By Ben Knight
German students sit the Abitur exam. Photograph: Patrick Seeger/EPA
Simon Schräder, 17, uses freedom of information law to ask to see Abitur exam questions, but keeps revising in likelihood request is denied.
A German schoolboy has taken exam preparation to ingenious new levels by making a freedom of information request to see the questions in his forthcoming Abiturtests, the equivalent of A-levels in the UK.
Simon Schräder, 17, from Münster, used the internet platform fragdenstaat.de (“ask the state”), to ask the education ministry of North Rhine-Westphalia for “the tasks of the centrally-made Abitur examinations in the senior classes of highschool in the current school year”. He was specifically invoking his state’s freedom of information law.
Schräder set the ministry the legally allowed one-month deadline – falling on 21 April – to comply, though his first exam is on 16 April.
“If they answer in time it might fit for one exam,” Schräder told the Guardian.
“I did think beforehand that they probably wouldn’t send me the exams,” he admitted. “I’m already revising, and I’m not relying on them to get back to me.
“I thought it was worth a try; I just wanted to see what they would say.”
So far, the ministry, in the face of numerous phone calls from reporters, has only acknowledged that the request has been received. “The deadline will be kept,” the spokeswoman Sylvia Löhrmann told Die Welt. “The request is being processed.”
The Open Knowledge Foundation set up the internet platform to help citizens gain access to public information.

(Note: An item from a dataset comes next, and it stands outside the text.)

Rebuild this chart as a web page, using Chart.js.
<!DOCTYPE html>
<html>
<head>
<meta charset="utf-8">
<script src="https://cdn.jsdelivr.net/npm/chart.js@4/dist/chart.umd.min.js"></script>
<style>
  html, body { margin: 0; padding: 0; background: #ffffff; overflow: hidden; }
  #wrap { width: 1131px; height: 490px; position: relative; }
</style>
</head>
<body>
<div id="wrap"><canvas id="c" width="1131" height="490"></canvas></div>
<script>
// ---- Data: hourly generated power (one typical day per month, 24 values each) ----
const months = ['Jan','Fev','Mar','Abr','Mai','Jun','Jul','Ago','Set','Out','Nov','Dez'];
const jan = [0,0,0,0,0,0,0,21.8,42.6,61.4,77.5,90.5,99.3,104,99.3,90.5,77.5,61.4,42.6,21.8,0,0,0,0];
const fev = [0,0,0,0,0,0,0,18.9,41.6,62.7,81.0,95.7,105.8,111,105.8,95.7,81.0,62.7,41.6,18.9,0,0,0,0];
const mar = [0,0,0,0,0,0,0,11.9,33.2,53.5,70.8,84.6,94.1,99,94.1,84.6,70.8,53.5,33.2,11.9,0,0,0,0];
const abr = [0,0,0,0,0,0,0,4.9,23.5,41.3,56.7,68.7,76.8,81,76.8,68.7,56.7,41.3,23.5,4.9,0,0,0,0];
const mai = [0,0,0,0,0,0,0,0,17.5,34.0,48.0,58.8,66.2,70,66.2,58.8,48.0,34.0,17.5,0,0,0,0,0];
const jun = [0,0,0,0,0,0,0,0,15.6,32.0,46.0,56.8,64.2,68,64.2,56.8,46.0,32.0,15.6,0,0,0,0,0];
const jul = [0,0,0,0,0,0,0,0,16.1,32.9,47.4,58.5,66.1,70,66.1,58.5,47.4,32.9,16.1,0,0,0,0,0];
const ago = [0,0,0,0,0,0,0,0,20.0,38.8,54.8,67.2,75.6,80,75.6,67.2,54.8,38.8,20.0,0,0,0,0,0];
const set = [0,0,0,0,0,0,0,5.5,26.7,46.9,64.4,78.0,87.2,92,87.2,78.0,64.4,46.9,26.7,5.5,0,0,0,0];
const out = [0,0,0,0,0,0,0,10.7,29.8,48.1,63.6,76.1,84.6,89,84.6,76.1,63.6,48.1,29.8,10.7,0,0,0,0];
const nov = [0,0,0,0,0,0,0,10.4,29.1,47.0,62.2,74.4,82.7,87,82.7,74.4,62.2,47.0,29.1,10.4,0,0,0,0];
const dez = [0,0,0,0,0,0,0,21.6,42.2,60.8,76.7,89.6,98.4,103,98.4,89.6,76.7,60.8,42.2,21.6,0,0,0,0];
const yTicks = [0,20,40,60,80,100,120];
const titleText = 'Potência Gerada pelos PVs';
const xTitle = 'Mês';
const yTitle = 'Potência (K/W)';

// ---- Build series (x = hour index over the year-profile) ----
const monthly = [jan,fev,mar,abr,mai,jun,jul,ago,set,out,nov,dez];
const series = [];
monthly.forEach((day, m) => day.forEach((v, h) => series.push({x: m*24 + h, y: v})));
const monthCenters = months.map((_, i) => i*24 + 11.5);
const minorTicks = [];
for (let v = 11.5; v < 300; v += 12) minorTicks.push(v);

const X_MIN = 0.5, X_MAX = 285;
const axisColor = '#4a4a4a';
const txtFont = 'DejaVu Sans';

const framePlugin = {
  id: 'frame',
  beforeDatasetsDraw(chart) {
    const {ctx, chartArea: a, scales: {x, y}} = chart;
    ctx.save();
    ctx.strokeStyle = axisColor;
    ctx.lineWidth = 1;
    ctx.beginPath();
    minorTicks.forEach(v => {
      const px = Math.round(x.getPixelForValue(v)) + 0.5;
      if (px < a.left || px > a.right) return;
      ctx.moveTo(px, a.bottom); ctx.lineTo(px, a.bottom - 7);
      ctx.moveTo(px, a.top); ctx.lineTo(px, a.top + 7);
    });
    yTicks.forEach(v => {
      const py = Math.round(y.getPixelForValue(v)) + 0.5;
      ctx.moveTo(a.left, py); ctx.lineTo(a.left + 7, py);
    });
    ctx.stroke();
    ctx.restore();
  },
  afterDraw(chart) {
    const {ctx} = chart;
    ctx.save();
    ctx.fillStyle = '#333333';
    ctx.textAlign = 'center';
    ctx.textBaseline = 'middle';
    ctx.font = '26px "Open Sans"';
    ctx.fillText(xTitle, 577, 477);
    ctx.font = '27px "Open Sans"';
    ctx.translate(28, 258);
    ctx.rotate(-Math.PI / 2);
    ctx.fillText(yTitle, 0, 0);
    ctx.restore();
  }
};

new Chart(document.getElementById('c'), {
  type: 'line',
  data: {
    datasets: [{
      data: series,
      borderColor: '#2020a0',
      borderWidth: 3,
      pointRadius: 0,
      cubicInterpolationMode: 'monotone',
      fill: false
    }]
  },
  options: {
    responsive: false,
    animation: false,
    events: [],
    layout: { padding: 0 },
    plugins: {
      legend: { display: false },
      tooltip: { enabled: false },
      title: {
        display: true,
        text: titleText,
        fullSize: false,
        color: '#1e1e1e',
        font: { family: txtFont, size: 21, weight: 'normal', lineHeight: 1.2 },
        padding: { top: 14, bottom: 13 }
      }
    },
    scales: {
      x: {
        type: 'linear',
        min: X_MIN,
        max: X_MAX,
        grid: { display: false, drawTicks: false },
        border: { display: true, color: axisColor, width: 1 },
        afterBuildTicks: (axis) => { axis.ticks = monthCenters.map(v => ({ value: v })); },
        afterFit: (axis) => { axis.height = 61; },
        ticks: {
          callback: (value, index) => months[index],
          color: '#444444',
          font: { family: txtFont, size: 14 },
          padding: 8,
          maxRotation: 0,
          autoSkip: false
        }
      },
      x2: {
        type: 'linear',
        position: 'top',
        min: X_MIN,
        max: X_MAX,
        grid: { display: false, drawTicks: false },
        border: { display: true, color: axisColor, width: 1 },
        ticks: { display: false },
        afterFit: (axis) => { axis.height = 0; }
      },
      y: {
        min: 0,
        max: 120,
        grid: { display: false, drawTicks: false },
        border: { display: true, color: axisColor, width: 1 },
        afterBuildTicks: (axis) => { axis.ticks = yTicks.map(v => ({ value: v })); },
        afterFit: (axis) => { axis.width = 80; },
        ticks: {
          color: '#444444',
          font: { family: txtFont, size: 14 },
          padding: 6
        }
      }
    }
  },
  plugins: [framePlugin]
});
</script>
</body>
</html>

The site includes details of other requests submitted by the public, plus the answers from authorities and comments from other users.

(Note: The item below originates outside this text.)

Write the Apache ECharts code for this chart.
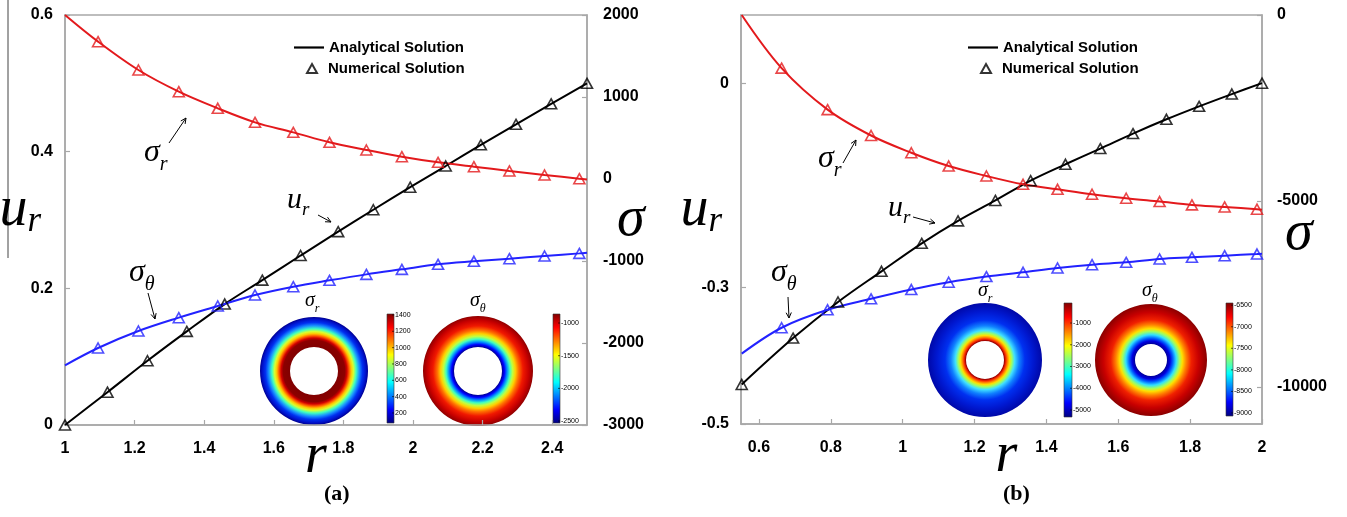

In a blogpost, the foundation said success was unlikely. According to the freedom of information law, “requests will be turned down if they would ‘significantly impact the success of an upcoming administrative measure,’” it said.
Schräder, who is studying maths, physics and English, and already works as a web developer, is planning to study applied information technology at university.
The media attention from his FoI request has already garnered him an offer of work from another transparency-related organisation, the research website Correctiv.
“If I have time before university starts I’ll definitely do it,” he said.